[Start of DATA BLOCK]

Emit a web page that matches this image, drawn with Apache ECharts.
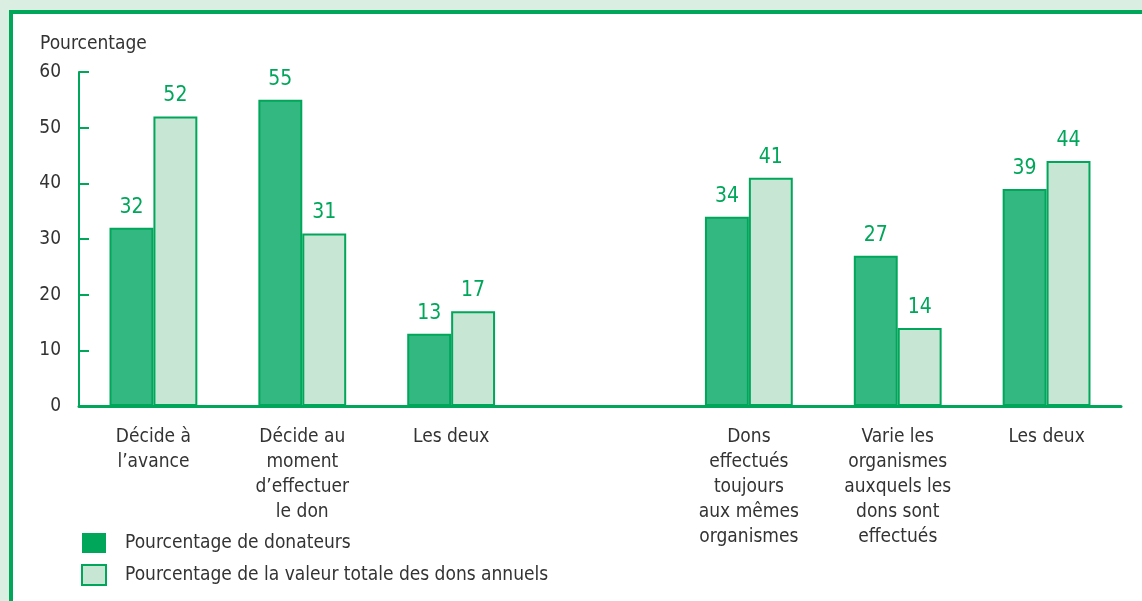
<!DOCTYPE html>
<html>
<head>
<meta charset="utf-8">
<script src="https://cdn.jsdelivr.net/npm/echarts@6/dist/echarts.min.js"></script>
<style>
  html, body { margin: 0; padding: 0; background: #dbeee2; }
  #panel {
    position: absolute; left: 9px; top: 10px; right: 0; bottom: 0;
    background: #fff;
    border-top: 4px solid #00a65a;
    border-left: 4px solid #00a65a;
  }
  #chart { position: absolute; left: 0; top: 0; width: 1142px; height: 601px; }
</style>
</head>
<body>
<div id="panel"></div>
<div id="chart"></div>
<script>
const categories = [
  "Décide à\nl’avance",
  "Décide au\nmoment\nd’effectuer\nle don",
  "Les deux",
  "",
  "Dons\neffectués\ntoujours\naux mêmes\norganismes",
  "Varie les\norganismes\nauxquels les\ndons sont\neffectués",
  "Les deux"
];
const donateurs = [32, 55, 13, "-", 34, 27, 39];
const valeurDons = [52, 31, 17, "-", 41, 14, 44];
const yTicks = [0, 60, 10]; // min, max, interval

const font = "'Liberation Sans Narrow', 'DejaVu Sans Condensed', 'Roboto', sans-serif";
const green = "#00a65a";

const chart = echarts.init(document.getElementById("chart"));

const labelStyle = {
  show: true,
  position: "top",
  distance: 10,
  color: green,
  fontSize: 21,
  fontFamily: font,
};

chart.setOption({
  animation: false,
  textStyle: { fontFamily: font },
  grid: { left: 79, right: 21, top: 72, bottom: 195 },
  legend: {
    orient: "vertical",
    left: 76,
    top: 528,
    icon: "rect",
    itemWidth: 24,
    itemHeight: 20,
    itemGap: 11,
    textStyle: { color: "#333", fontSize: 19, fontFamily: font, padding: [0, 0, 0, 14] },
    data: [
      { name: "Pourcentage de donateurs", itemStyle: { color: green, borderWidth: 0 } },
      { name: "Pourcentage de la valeur totale des dons annuels" },
    ],
  },
  xAxis: {
    type: "category",
    data: categories,
    axisTick: { show: false },
    axisLine: { lineStyle: { color: green, width: 3 } },
    axisLabel: {
      color: "#333",
      fontSize: 19,
      lineHeight: 25,
      margin: 19,
      interval: 0,
      fontFamily: font,
    },
  },
  yAxis: {
    type: "value",
    min: yTicks[0],
    max: yTicks[1],
    interval: yTicks[2],
    name: "Pourcentage",
    nameLocation: "end",
    nameGap: 18,
    nameTextStyle: { color: "#333", fontSize: 19, align: "left", padding: [0, 0, 0, -39], fontFamily: font },
    axisLine: { show: true, lineStyle: { color: green, width: 2 } },
    axisTick: { show: true, inside: true, length: 10, lineStyle: { color: green, width: 2 } },
    axisLabel: { color: "#333", fontSize: 19, margin: 18, fontFamily: font },
    splitLine: { show: false },
  },
  series: [
    {
      name: "Pourcentage de donateurs",
      type: "bar",
      data: donateurs,
      barGap: "0%",
      barCategoryGap: "41%",
      itemStyle: { color: "#34b882", borderColor: green, borderWidth: 2 },
      label: labelStyle,
    },
    {
      name: "Pourcentage de la valeur totale des dons annuels",
      type: "bar",
      data: valeurDons,
      itemStyle: { color: "#c8e6d4", borderColor: green, borderWidth: 2 },
      label: labelStyle,
    },
  ],
});
</script>
</body>
</html>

[End of DATA BLOCK]

■ **WORK REQUIRED**:
Transcribe each line above verbatim, with the pictures left out.

■ **EXPECTED OUTPUT**:
Emit a web page that matches this image, drawn with Apache ECharts.
<!DOCTYPE html>
<html>
<head>
<meta charset="utf-8">
<script src="https://cdn.jsdelivr.net/npm/echarts@6/dist/echarts.min.js"></script>
<style>
  html, body { margin: 0; padding: 0; background: #dbeee2; }
  #panel {
    position: absolute; left: 9px; top: 10px; right: 0; bottom: 0;
    background: #fff;
    border-top: 4px solid #00a65a;
    border-left: 4px solid #00a65a;
  }
  #chart { position: absolute; left: 0; top: 0; width: 1142px; height: 601px; }
</style>
</head>
<body>
<div id="panel"></div>
<div id="chart"></div>
<script>
const categories = [
  "Décide à\nl’avance",
  "Décide au\nmoment\nd’effectuer\nle don",
  "Les deux",
  "",
  "Dons\neffectués\ntoujours\naux mêmes\norganismes",
  "Varie les\norganismes\nauxquels les\ndons sont\neffectués",
  "Les deux"
];
const donateurs = [32, 55, 13, "-", 34, 27, 39];
const valeurDons = [52, 31, 17, "-", 41, 14, 44];
const yTicks = [0, 60, 10]; // min, max, interval

const font = "'Liberation Sans Narrow', 'DejaVu Sans Condensed', 'Roboto', sans-serif";
const green = "#00a65a";

const chart = echarts.init(document.getElementById("chart"));

const labelStyle = {
  show: true,
  position: "top",
  distance: 10,
  color: green,
  fontSize: 21,
  fontFamily: font,
};

chart.setOption({
  animation: false,
  textStyle: { fontFamily: font },
  grid: { left: 79, right: 21, top: 72, bottom: 195 },
  legend: {
    orient: "vertical",
    left: 76,
    top: 528,
    icon: "rect",
    itemWidth: 24,
    itemHeight: 20,
    itemGap: 11,
    textStyle: { color: "#333", fontSize: 19, fontFamily: font, padding: [0, 0, 0, 14] },
    data: [
      { name: "Pourcentage de donateurs", itemStyle: { color: green, borderWidth: 0 } },
      { name: "Pourcentage de la valeur totale des dons annuels" },
    ],
  },
  xAxis: {
    type: "category",
    data: categories,
    axisTick: { show: false },
    axisLine: { lineStyle: { color: green, width: 3 } },
    axisLabel: {
      color: "#333",
      fontSize: 19,
      lineHeight: 25,
      margin: 19,
      interval: 0,
      fontFamily: font,
    },
  },
  yAxis: {
    type: "value",
    min: yTicks[0],
    max: yTicks[1],
    interval: yTicks[2],
    name: "Pourcentage",
    nameLocation: "end",
    nameGap: 18,
    nameTextStyle: { color: "#333", fontSize: 19, align: "left", padding: [0, 0, 0, -39], fontFamily: font },
    axisLine: { show: true, lineStyle: { color: green, width: 2 } },
    axisTick: { show: true, inside: true, length: 10, lineStyle: { color: green, width: 2 } },
    axisLabel: { color: "#333", fontSize: 19, margin: 18, fontFamily: font },
    splitLine: { show: false },
  },
  series: [
    {
      name: "Pourcentage de donateurs",
      type: "bar",
      data: donateurs,
      barGap: "0%",
      barCategoryGap: "41%",
      itemStyle: { color: "#34b882", borderColor: green, borderWidth: 2 },
      label: labelStyle,
    },
    {
      name: "Pourcentage de la valeur totale des dons annuels",
      type: "bar",
      data: valeurDons,
      itemStyle: { color: "#c8e6d4", borderColor: green, borderWidth: 2 },
      label: labelStyle,
    },
  ],
});
</script>
</body>
</html>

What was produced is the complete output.